▽

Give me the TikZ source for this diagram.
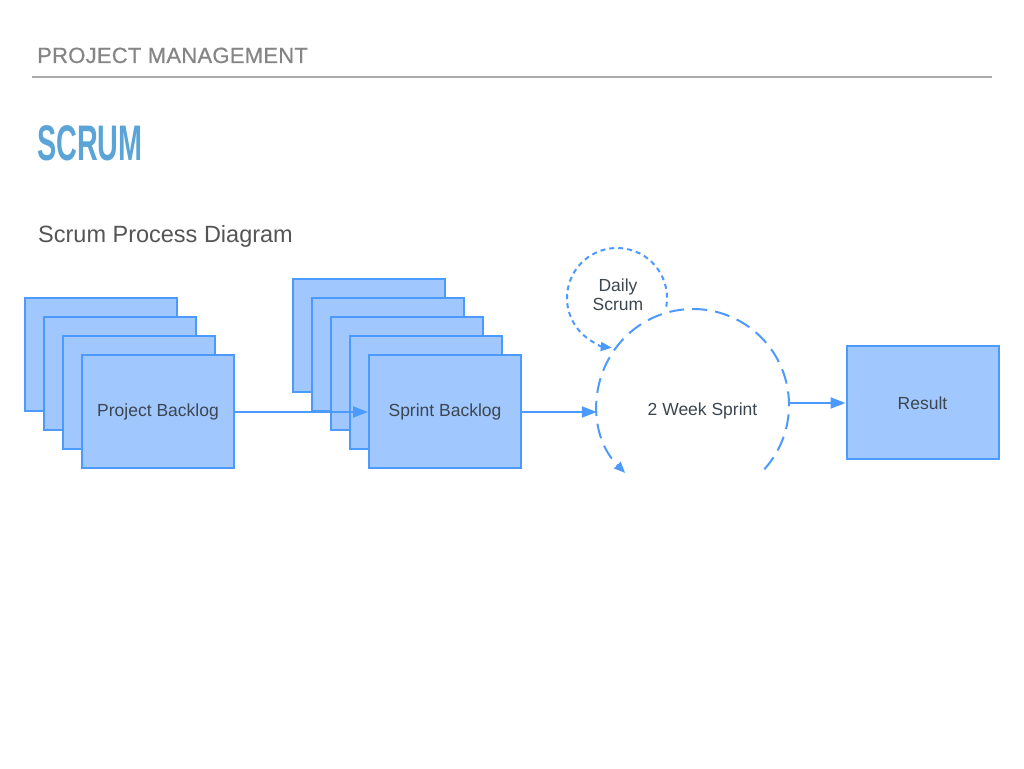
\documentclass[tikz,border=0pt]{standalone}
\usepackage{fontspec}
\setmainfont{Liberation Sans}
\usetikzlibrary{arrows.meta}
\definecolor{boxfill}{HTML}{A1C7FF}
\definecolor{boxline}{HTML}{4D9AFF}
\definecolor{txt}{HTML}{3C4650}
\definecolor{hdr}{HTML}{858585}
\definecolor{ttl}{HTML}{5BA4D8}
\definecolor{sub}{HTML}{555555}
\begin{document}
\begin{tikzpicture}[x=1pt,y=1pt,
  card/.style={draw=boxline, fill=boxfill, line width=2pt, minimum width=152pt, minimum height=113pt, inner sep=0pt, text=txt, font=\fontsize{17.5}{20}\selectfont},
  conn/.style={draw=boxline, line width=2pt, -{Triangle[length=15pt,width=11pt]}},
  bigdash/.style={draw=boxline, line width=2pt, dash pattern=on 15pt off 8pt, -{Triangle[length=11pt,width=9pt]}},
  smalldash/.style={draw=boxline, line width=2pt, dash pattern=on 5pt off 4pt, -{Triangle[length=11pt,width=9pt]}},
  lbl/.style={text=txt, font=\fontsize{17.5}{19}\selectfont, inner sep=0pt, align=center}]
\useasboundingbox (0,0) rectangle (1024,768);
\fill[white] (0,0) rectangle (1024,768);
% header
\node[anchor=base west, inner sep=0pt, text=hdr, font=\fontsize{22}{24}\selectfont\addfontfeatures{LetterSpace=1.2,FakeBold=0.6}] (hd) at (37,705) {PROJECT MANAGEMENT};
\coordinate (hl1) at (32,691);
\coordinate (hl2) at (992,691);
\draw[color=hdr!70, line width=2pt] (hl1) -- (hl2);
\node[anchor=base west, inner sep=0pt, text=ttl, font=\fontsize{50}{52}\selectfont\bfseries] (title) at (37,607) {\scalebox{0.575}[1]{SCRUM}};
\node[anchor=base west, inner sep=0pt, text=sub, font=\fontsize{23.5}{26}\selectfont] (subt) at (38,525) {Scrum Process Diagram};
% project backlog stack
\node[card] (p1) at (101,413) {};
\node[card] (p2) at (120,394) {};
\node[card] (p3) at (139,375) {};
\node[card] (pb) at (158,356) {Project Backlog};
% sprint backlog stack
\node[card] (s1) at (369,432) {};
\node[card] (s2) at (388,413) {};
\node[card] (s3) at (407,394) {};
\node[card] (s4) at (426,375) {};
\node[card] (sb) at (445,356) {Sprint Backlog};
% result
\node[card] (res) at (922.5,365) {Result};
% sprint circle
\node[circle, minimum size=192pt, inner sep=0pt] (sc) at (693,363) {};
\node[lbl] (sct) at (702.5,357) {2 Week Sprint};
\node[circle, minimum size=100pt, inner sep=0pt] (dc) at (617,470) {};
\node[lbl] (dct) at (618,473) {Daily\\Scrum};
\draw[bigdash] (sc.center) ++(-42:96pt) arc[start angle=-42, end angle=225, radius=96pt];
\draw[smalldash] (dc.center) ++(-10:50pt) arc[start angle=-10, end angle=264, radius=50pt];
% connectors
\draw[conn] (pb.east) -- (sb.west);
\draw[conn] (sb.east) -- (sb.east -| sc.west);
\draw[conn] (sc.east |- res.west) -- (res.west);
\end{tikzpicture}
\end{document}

△

### [Required work]
Output a faithful copy of the data, with each picture left out.

### [Correct answer]
Give me the TikZ source for this diagram.
\documentclass[tikz,border=0pt]{standalone}
\usepackage{fontspec}
\setmainfont{Liberation Sans}
\usetikzlibrary{arrows.meta}
\definecolor{boxfill}{HTML}{A1C7FF}
\definecolor{boxline}{HTML}{4D9AFF}
\definecolor{txt}{HTML}{3C4650}
\definecolor{hdr}{HTML}{858585}
\definecolor{ttl}{HTML}{5BA4D8}
\definecolor{sub}{HTML}{555555}
\begin{document}
\begin{tikzpicture}[x=1pt,y=1pt,
  card/.style={draw=boxline, fill=boxfill, line width=2pt, minimum width=152pt, minimum height=113pt, inner sep=0pt, text=txt, font=\fontsize{17.5}{20}\selectfont},
  conn/.style={draw=boxline, line width=2pt, -{Triangle[length=15pt,width=11pt]}},
  bigdash/.style={draw=boxline, line width=2pt, dash pattern=on 15pt off 8pt, -{Triangle[length=11pt,width=9pt]}},
  smalldash/.style={draw=boxline, line width=2pt, dash pattern=on 5pt off 4pt, -{Triangle[length=11pt,width=9pt]}},
  lbl/.style={text=txt, font=\fontsize{17.5}{19}\selectfont, inner sep=0pt, align=center}]
\useasboundingbox (0,0) rectangle (1024,768);
\fill[white] (0,0) rectangle (1024,768);
% header
\node[anchor=base west, inner sep=0pt, text=hdr, font=\fontsize{22}{24}\selectfont\addfontfeatures{LetterSpace=1.2,FakeBold=0.6}] (hd) at (37,705) {PROJECT MANAGEMENT};
\coordinate (hl1) at (32,691);
\coordinate (hl2) at (992,691);
\draw[color=hdr!70, line width=2pt] (hl1) -- (hl2);
\node[anchor=base west, inner sep=0pt, text=ttl, font=\fontsize{50}{52}\selectfont\bfseries] (title) at (37,607) {\scalebox{0.575}[1]{SCRUM}};
\node[anchor=base west, inner sep=0pt, text=sub, font=\fontsize{23.5}{26}\selectfont] (subt) at (38,525) {Scrum Process Diagram};
% project backlog stack
\node[card] (p1) at (101,413) {};
\node[card] (p2) at (120,394) {};
\node[card] (p3) at (139,375) {};
\node[card] (pb) at (158,356) {Project Backlog};
% sprint backlog stack
\node[card] (s1) at (369,432) {};
\node[card] (s2) at (388,413) {};
\node[card] (s3) at (407,394) {};
\node[card] (s4) at (426,375) {};
\node[card] (sb) at (445,356) {Sprint Backlog};
% result
\node[card] (res) at (922.5,365) {Result};
% sprint circle
\node[circle, minimum size=192pt, inner sep=0pt] (sc) at (693,363) {};
\node[lbl] (sct) at (702.5,357) {2 Week Sprint};
\node[circle, minimum size=100pt, inner sep=0pt] (dc) at (617,470) {};
\node[lbl] (dct) at (618,473) {Daily\\Scrum};
\draw[bigdash] (sc.center) ++(-42:96pt) arc[start angle=-42, end angle=225, radius=96pt];
\draw[smalldash] (dc.center) ++(-10:50pt) arc[start angle=-10, end angle=264, radius=50pt];
% connectors
\draw[conn] (pb.east) -- (sb.west);
\draw[conn] (sb.east) -- (sb.east -| sc.west);
\draw[conn] (sc.east |- res.west) -- (res.west);
\end{tikzpicture}
\end{document}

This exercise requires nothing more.